The jazz world can be a cruel and fickle mistress when it comes to artists who pass through it, move on, and come knocking again. A dozen years ago, Harry Connick, Jr. came bounding into the realm of jazz, a promising young pianist out of New Orleans. Along the way, he became a matinee idol and seemed to be seduced by other, more glamorous and lucrative niches of culture: he was in the movies, married a lingerie model, put out an under-ripe album recorded when he was 11, and shrewdly played up his chip-off-the-Sinatra-block persona. The further he ventured into status as a general public celebrity, the further away from jazz’ embrace he got.
But times have changed, and old scores are settling. Either his recent recordings are more mature, or we’re letting our defenses down and getting tired of dismissing him on principle. Whatever the case, having landed and ripened in his third decade, Connick, Jr. is easier to accept for his inherent musical virtues. Those qualities-as a pianist of simple, melodic and funk-ish gifts, an unpretentious, suave-toned vocalist, and a composer-arranger with a taste for big band and orchestral tailoring-come together handily on his new one. Is it high art? Not exactly. Is it good clean fun, lined with easy-going musicality, sprinklings of camp, and agreeably swank production? You bet.
The underlying message has to do with paying respects to his own roots, in terms of the New Orleans traditions, mainstream/big band orthodoxy, and the juncture where jazz and smooth pop vocal meet (i.e., Sinatraville). As if laying out the ground rules up front, his original tunes opening the album are handsomely crafted, tradition-hugging pieces that could have been written forty years ago: “Nowhere With Love,” nicely coated with horns ‘n’ strings, may as well be a tribute to Ol’ Blue Eyes and Sammy Cahn, while the title tune chugs with New Orleans-ian vim. He may be expressing an acolyte’s humility in his odd arrangement of “Time After Time,” almost entirely instrumental until the end, as if to admit that he dares not compete with Sinatra’s definitive rendition of the tune.
The push-pull of tradition and reinvention keeps reappearing, like an attitudinal motif on the project. The rhythmic setting of “Easy to Love” switches, a bit deviously, from quirky to swaggering swing. A lush gush of strings sneaks up beneath his plainspeak vocal treatment of “Danny Boy,” and it’s an affectingly emotional twist on a potentially sappy standard. “Cry Me a River” is equipped with a sluggish Crescent City funeral march, while Mancini’s sleek classic “Charade” is fitted with a smart, punchy big band chart.

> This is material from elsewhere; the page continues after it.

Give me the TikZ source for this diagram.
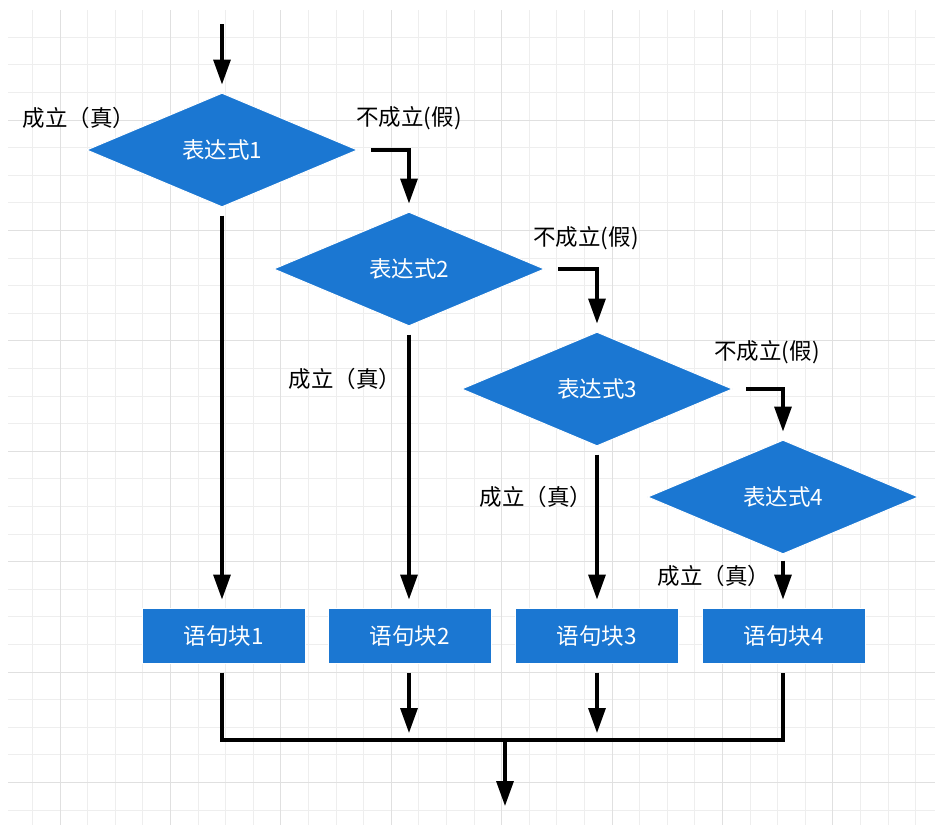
\documentclass[tikz,border=0pt]{standalone}
\usepackage{fontspec}
\setmainfont{Noto Sans CJK SC}
\usetikzlibrary{arrows.meta,shapes.geometric,calc}
\definecolor{fcblue}{HTML}{1B77D2}
\definecolor{gridminor}{HTML}{EEEEEE}
\definecolor{gridmajor}{HTML}{E0E0E0}
\begin{document}
\begin{tikzpicture}[x=1pt,y=-1pt,
  decision/.style={diamond, fill=fcblue, draw=white, line width=1pt, minimum width=271pt, minimum height=114pt, inner sep=0pt, text=white, font=\fontsize{22.5}{26}\selectfont},
  block/.style={rectangle, fill=fcblue, draw=white, line width=1pt, minimum width=163pt, minimum height=55pt, inner sep=0pt, text=white, font=\fontsize{22.5}{26}\selectfont},
  lbl/.style={font=\fontsize{22.5}{26}\selectfont, text=black, inner sep=0pt},
  flow/.style={line width=3.3pt, -{Triangle[length=25pt,width=17pt]}},
  plain/.style={line width=3.3pt},
]
\useasboundingbox (0,0) rectangle (935,825);
\fill[white] (0,0) rectangle (935,825);
\begin{scope}
  \clip (8,10) rectangle (935,825);
  \foreach \i in {0,...,34} { \draw[gridminor, line width=1pt] ({4.8+27.6*\i},0) -- ++(0,825); }
  \foreach \j in {0,...,30} { \draw[gridminor, line width=1pt] (0,{9.6+27.6*\j}) -- ++(935,0); }
  \foreach \i in {0,...,8} { \draw[gridmajor, line width=1pt] ({60+110.4*\i},0) -- ++(0,825); }
  \foreach \j in {0,...,7} { \draw[gridmajor, line width=1pt] (0,{9.6+110.4*\j}) -- ++(935,0); }
\end{scope}

% decisions
\node[decision] (d1) at (222,150) {表达式1};
\node[decision] (d2) at (409,269) {表达式2};
\node[decision] (d3) at (597,389) {表达式3};
\node[decision] (d4) at (783,497) {表达式4};

% blocks
\node[block] (b1) at (223.5,635.5) {语句块1};
\node[block] (b2) at (409.5,635.5) {语句块2};
\node[block] (b3) at (596.5,635.5) {语句块3};
\node[block] (b4) at (783.5,635.5) {语句块4};

% labels
\node[lbl] (t1) at (79,118) {成立（真）};
\node[lbl] (f1) at (409,118) {不成立(假)};
\node[lbl] (t2) at (345,379) {成立（真）};
\node[lbl] (f2) at (586,238) {不成立(假)};
\node[lbl] (t3) at (536,497) {成立（真）};
\node[lbl] (f3) at (767,352) {不成立(假)};
\node[lbl] (t4) at (714,576) {成立（真）};

% coordinates
\coordinate (start) at (222,24);
\coordinate (j) at (505,740);
\coordinate (end) at (505,806);

% connectors
\draw[flow, shorten >=8pt] (start) -- (d1.north);
\draw[flow, shorten <=13pt, shorten >=8pt] (d1.east) -| (d2.north);
\draw[flow, shorten <=13pt, shorten >=8pt] (d2.east) -| (d3.north);
\draw[flow, shorten <=13pt, shorten >=8pt] (d3.east) -| (d4.north);

\draw[flow, shorten <=8pt, shorten >=8pt] (d1.south) -- (d1.south |- b1.north);
\draw[flow, shorten <=8pt, shorten >=8pt] (d2.south) -- (d2.south |- b2.north);
\draw[flow, shorten <=8pt, shorten >=8pt] (d3.south) -- (d3.south |- b3.north);
\draw[flow, shorten <=6pt, shorten >=8pt] (d4.south) -- (d4.south |- b4.north);

\draw[plain] ([yshift=-9pt]b1.south -| d1.south) |- (j) -| ([yshift=-9pt]b4.south -| d4.south);
\draw[flow, shorten <=9pt, shorten >=7pt] (b2.south -| d2.south) -- (d2.south |- j);
\draw[flow, shorten <=9pt, shorten >=7pt] (b3.south -| d3.south) -- (d3.south |- j);
\draw[flow] (j) -- (end);
\end{tikzpicture}
\end{document}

In another corner, “There’s No Business Like Show Business” is reconstructed, turned from a frenetic showboater to a sly, slinky-pulsed number, in a fully equipped arrangement. Connick, Jr. knows about show business more than most jazz musicians, and the showman is finding his way back to the jazz neighborhood that once obsessed him, with wits mostly intact and warm spirit flowing.